Maize (Zea mays), also known as corn in North America or mealie in South Africa, is the most planted food in the world. It covers more land than even humans, than any plant or animal. And yet if humans died out, it would die out a few years later – it does not grow wild.
Thanks to Meso-Americans, it grows well in the tropics. Thanks to the Mound Builders, it grows well in the temperate zone too, allowing it to spread to Europe and northern China.
Colours: yellow, red, blue, orange, black, pink, purple, creamy white, multicoloured.
- -6000: gathered in Mexico (looks like baby corn).
- -5000: planted in Mexico.
- -2000: spreads to South America.
- -1500: yields are high enough to support the rise of Meso-American civilization.
- +800: spreads to eastern North America. Rise of the Mound Builders – Cahokia, the Natchez, etc.
- 1500s: spreads to Europe, Africa and Asia. Viewed with suspicion, fed to animals. Catches on in West Africa, indirectly supporting the transatlantic slave trade.
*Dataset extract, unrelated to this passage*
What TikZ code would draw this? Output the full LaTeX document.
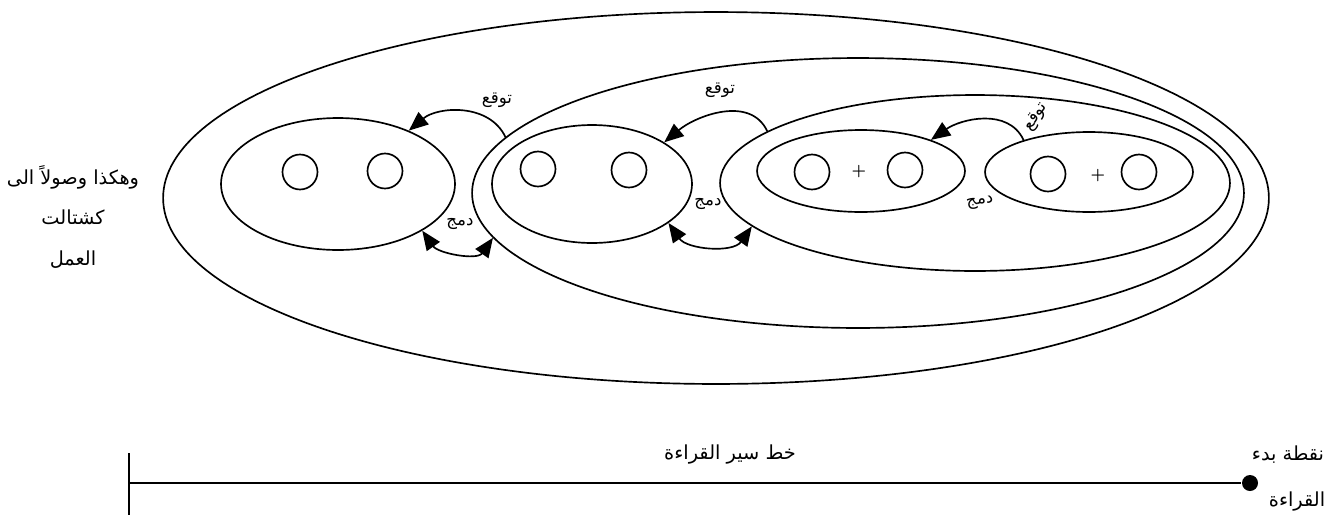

- 1700s: catches on in Europe and northern China, first among the poor out of necessity.
- 1800s: leads to pellagra in Europe (maize lacks niacin) and drunkenness in the US (maize makes whisky cheaper).
- 1900s: leads to obesity in the US (cheap corn policy).
The Three Sisters: Meso-Americans balanced maize with beans and squash, in both the eating and the planting (milpas). Done that way they needed little meat and did not wear out the soil.
Yields through the ages (tons per hectare):
- -1500: 0.2 (Olmec)
- +1700: 0.5 (colonial Mexico)
- 1900: 1 (US)
- 1950: 4 (US)
- 2000: 11 (US)
The higher yields of the 1900s were made possible by:
- hybrid maize (1930s) that could be planted closer together because it had thicker stalks and stronger roots.
- The Haber-Bosch process (1911) which made heavy use of fertilizers possible.
Food chain: Most of that high-yield maize tastes like sawdust! You would never know because it is fed to cows, chickens and pigs (giving us meat, milk and eggs) or made into grits, cornflakes, whisky, ethanol, plastic, oils, starches, sweeteners, thickeners, adhesives, viscosity-control agents, flour, processed food and many of those hard-to-pronounce ingredients you see on a food label.
At McDonald’s: % of carbon atoms that come from maize, directly or indirectly:
- 100% Coca-Cola
- 78% milk shake
- 65% salad dressing
- 56% chicken nuggets
- 23% French fries
Most of the carbon atoms people are made of in the US also comes from maize.
US cheap corn policy: In the 1970s the US government started pouring billions into maize, driving down its price. That led to:
- The rise of agribusiness – and the slow death of the family farm.
- Factory farms: cows, chickens and pigs are moved indoors to be fattened on cheap maize. Fences begin to disappear. Maize makes cows so sick they have be fed antibiotics to keep them alive long enough to be ready for market.
- High fructose corn syrup, as sweet as sugar, but much cheaper.
- Rising obesity: Food is cheaper and sweeter, making people fatter. Super size me!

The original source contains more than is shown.